Я принес несколько полос станочнице нашего цеха. Она посмотрела на меня с неудовольствием, но нарубила из них ящик «колпачков» (первая стадия производства гильз). Я взвалил ящик на плечо и отнес его в следующий цех. Уже после первой и, особенно, второй вытяжки (следующие операции гильзового производства) заготовки стали походить на решето и царапать инструмент. Надо было кончать комедию. Я отнес ящик мастеру участка и попросил никуда не выкидывать и в работу не пускать, в подкрепление вложил записку с моей подписью. Было уже около 8 вечера, и я решил, что самое время уйти домой (т. е. в общежитие). А на другой день разразилась буря. В цехе устроили собрание. Мастер (его фамилию я случайно запомнил — Врублевский) произнес речь примерно такого содержания:

«Товарищ Сталин отдал приказ — ни шагу назад. Советские воины самоотверженно выполняют его, бьются с врагом, не щадя жизни. А в это время технолог Сахаров ушел со своего боевого поста, не выполнив важного задания. На фронте дезертиров расстреливают. Мы не можем терпеть таких действий на нашем заводе.»

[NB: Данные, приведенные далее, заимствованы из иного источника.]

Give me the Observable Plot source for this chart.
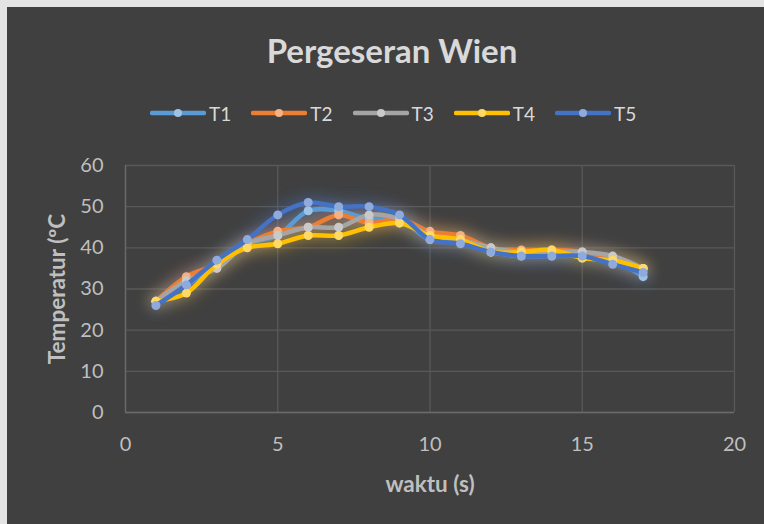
<!DOCTYPE html>
<html><head><meta charset="utf-8">
<script src="https://cdn.jsdelivr.net/npm/d3@7"></script>
<script src="https://cdn.jsdelivr.net/npm/@observablehq/plot@0.6"></script>
<style>
html,body{margin:0;padding:0;background:#e4e4e4;width:764px;height:524px;overflow:hidden;}
#frame{position:absolute;left:7px;top:7px;width:757px;height:517px;background:#404040;overflow:hidden;font-family:Lato,"Open Sans",sans-serif;}
#title{position:absolute;left:385px;top:23px;transform:translateX(-50%);font-size:33px;font-weight:bold;color:#d9d9d9;white-space:nowrap;line-height:40px;}
#legend{position:absolute;left:143px;top:94px;height:24px;display:flex;align-items:center;color:#d9d9d9;font-size:19px;white-space:nowrap;}
.item{display:flex;align-items:center;margin-right:20px;}
.item svg{margin-right:3px;}
#chart{position:absolute;left:0;top:133px;}
</style></head>
<body><div id="frame"><div id="title">Pergeseran Wien</div><div id="legend"></div><div id="chart"></div></div>
<script>
const times = [1,2,3,4,5,6,7,8,9,10,11,12,13,14,15,16,17];
const seriesNames = ["T1","T2","T3","T4","T5"];
const T1 = [27,31,36,41,43,49,49,47,47,42,42,39,38,38,38,37,33];
const T2 = [27,33,36,41,44,45,48,46,47,44,43,40,39.5,39.5,39,37,35];
const T3 = [27,32,35,41,43,45,45,48,47,43,42,40,39,39,39,38,35];
const T4 = [27,29,36,40,41,43,43,45,46,43,42,39,39,39.5,37.5,37,35];
const T5 = [26,31,37,42,48,51,50,50,48,42,41,39,38,38,38,36,34];
const seriesValues = [T1,T2,T3,T4,T5];
const lineColors = ["#5B9BD5","#ED7D31","#A5A5A5","#FFC000","#4472C4"];
const markerColors = ["#9DC3E6","#F4B183","#C9C9C9","#FFD966","#8FAADC"];
const xTicks = [0,5,10,15,20];
const yTicks = [0,10,20,30,40,50,60];

const data = seriesNames.flatMap((s,i)=>times.map((t,j)=>({s, t, v: seriesValues[i][j]})));

// legend
const legend = document.getElementById("legend");
seriesNames.forEach((s,i)=>{
  const it = document.createElement("div"); it.className="item";
  it.innerHTML = `<svg width="56" height="12"><line x1="2" x2="54" y1="6" y2="6" stroke="${lineColors[i]}" stroke-width="4.5" stroke-linecap="round"/><circle cx="28" cy="6" r="4" fill="${markerColors[i]}"/></svg><span>${s}</span>`;
  legend.appendChild(it);
});

const gridColor = "#595959";
const marks = [
  Plot.gridY(yTicks, {stroke: gridColor, strokeOpacity: 1, strokeWidth: 1.3}),
  Plot.gridX(xTicks, {stroke: gridColor, strokeOpacity: 1, strokeWidth: 1.3}),
  Plot.ruleY([0], {stroke: "#6a6a6a", strokeWidth: 1.3}),
  Plot.ruleX([0], {stroke: "#6a6a6a", strokeWidth: 1.3}),
  Plot.axisY(yTicks, {tickSize: 0, tickPadding: 22, fontSize: 20, fill: "#bfbfbf", label: null}),
  Plot.axisX(xTicks, {tickSize: 0, tickPadding: 24, fontSize: 20, fill: "#bfbfbf", label: null}),
  Plot.line(data, {x: "t", y: "v", z: "s", stroke: "s", strokeWidth: 14, strokeOpacity: 0.3, curve: "catmull-rom"}),
];
seriesNames.forEach((s,i)=>{
  const d = data.filter(r=>r.s===s);
  marks.push(Plot.line(d, {x: "t", y: "v", stroke: lineColors[i], strokeWidth: 4.5, curve: "catmull-rom"}));
  marks.push(Plot.dot(d, {x: "t", y: "v", r: 4.5, fill: markerColors[i], stroke: "none"}));
});
marks.push(Plot.text(["Temperatur (ºC"], {frameAnchor: "left", textAnchor: "middle", rotate: -90, dx: -68, fontSize: 22.5, fontWeight: "bold", fill: "#bfbfbf"}));
marks.push(Plot.text(["waktu (s)"], {frameAnchor: "bottom", textAnchor: "middle", dy: 79, fontSize: 22.5, fontWeight: "bold", fill: "#bfbfbf"}));

const svg = Plot.plot({
  width: 757, height: 384,
  marginLeft: 118, marginRight: 30, marginTop: 25, marginBottom: 112,
  style: {background: "transparent", fontFamily: "Lato, 'Open Sans', sans-serif", overflow: "visible"},
  x: {domain: [0,20]},
  y: {domain: [0,60]},
  color: {domain: seriesNames, range: lineColors},
  marks
});
const ns = "http://www.w3.org/2000/svg";
const defs = document.createElementNS(ns, "defs");
defs.innerHTML = '<filter id="glow" x="-20%" y="-40%" width="140%" height="180%"><feGaussianBlur stdDeviation="7"/></filter>';
svg.insertBefore(defs, svg.firstChild);
const glow = svg.querySelector('g[aria-label="line"]');
if (glow) glow.setAttribute("filter", "url(#glow)");
document.getElementById("chart").appendChild(svg);
</script>
</body></html>
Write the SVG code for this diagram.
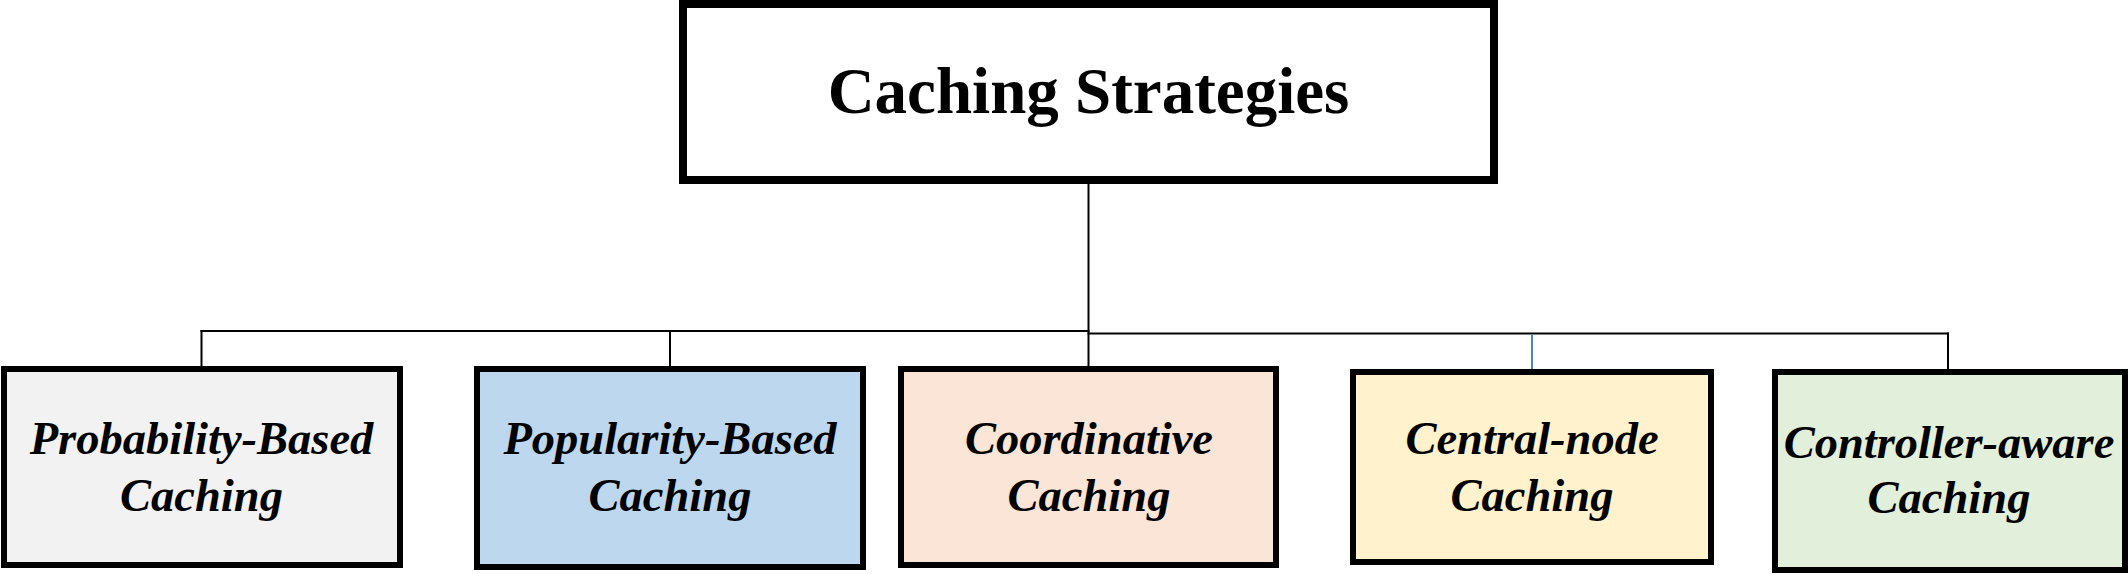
<svg xmlns="http://www.w3.org/2000/svg" width="2128" height="574" viewBox="0 0 2128 574">
  <style>
    .box { stroke: #000; stroke-width: 6; }
    .root { fill: #fff; stroke: #000; stroke-width: 8; }
    .lbl { font-family: "Liberation Serif", "Times New Roman", serif; font-weight: bold; font-style: italic; font-size: 46.5px; fill: #000; text-anchor: middle; }
    .title { font-family: "Liberation Serif", "Times New Roman", serif; font-weight: bold; font-size: 65px; fill: #000; text-anchor: middle; }
    .conn { stroke: #000; stroke-width: 2; fill: none; }
    .conn-blue { stroke: #4f81bd; stroke-width: 2; fill: none; }
  </style>
  <rect width="2128" height="574" fill="#fff"/>
  <g id="connectors">
    <line class="conn" x1="1088.5" y1="184" x2="1088.5" y2="366"/>
    <line class="conn" x1="200.5" y1="331" x2="1089.5" y2="331"/>
    <line class="conn" x1="1087.5" y1="333.5" x2="1949" y2="333.5"/>
    <line class="conn" x1="201.5" y1="330" x2="201.5" y2="366"/>
    <line class="conn" x1="670" y1="330" x2="670" y2="366"/>
    <line class="conn-blue" x1="1532" y1="334.5" x2="1532" y2="369"/>
    <line class="conn" x1="1948" y1="332.5" x2="1948" y2="369"/>
  </g>
  <g id="root">
    <rect class="root" x="683" y="4" width="811" height="176"/>
    <text class="title" x="1088.5" y="113">Caching Strategies</text>
  </g>
  <g id="probability">
    <rect class="box" x="4" y="369" width="396" height="196" fill="#f2f2f2"/>
    <text class="lbl" x="201.5" y="454">Probability-Based</text>
    <text class="lbl" x="201.5" y="511">Caching</text>
  </g>
  <g id="popularity">
    <rect class="box" x="477" y="369" width="386" height="198" fill="#bdd7ee"/>
    <text class="lbl" x="670" y="454">Popularity-Based</text>
    <text class="lbl" x="670" y="511">Caching</text>
  </g>
  <g id="coordinative">
    <rect class="box" x="901" y="369" width="375" height="196" fill="#fbe5d6"/>
    <text class="lbl" x="1089" y="454">Coordinative</text>
    <text class="lbl" x="1089" y="511">Caching</text>
  </g>
  <g id="central">
    <rect class="box" x="1353" y="372" width="358" height="190" fill="#fff2cc"/>
    <text class="lbl" x="1532" y="454">Central-node</text>
    <text class="lbl" x="1532" y="511">Caching</text>
  </g>
  <g id="controller">
    <rect class="box" x="1775" y="372" width="350" height="198" fill="#e2efda"/>
    <text class="lbl" x="1949" y="458">Controller-aware</text>
    <text class="lbl" x="1949" y="513">Caching</text>
  </g>
</svg>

Никто не возражал Врублевскому и не поддерживал его выступление. Рабочие и другие мастера молчали. Меня никто ничего не спрашивал, и я молчал. Однако дальше разноса на собрании дело не пошло. Вероятно, мой «ящик» уже попал в руки военных приемщиков и кому-то крепко влетело за всю эту авантюру. Эта история была последним толчком, заставившим меня искать другое место работы, где я был бы более полезен. Я отправился с этим в Центральную заводскую лабораторию. Ее заведующий Б. Вишневский (родственник, кажется племянник, известного хирурга-академика) обрадовался моему приходу и сказал: на днях главный инженер А. Н. Малов был в лаборатории и предложил нам заняться разработкой прибора контроля бронебойных сердечников на полноту закалки; этой темой уже занимаются в одном НИИ, но у них дело плохо идет; я предлагаю вам перейти в ЦЗЛ и взять эту тему. Я сказал, что согласен. Вишневский быстро оформил перевод, и 10-го ноября, сразу же после праздников, я приступил к работе на новом месте.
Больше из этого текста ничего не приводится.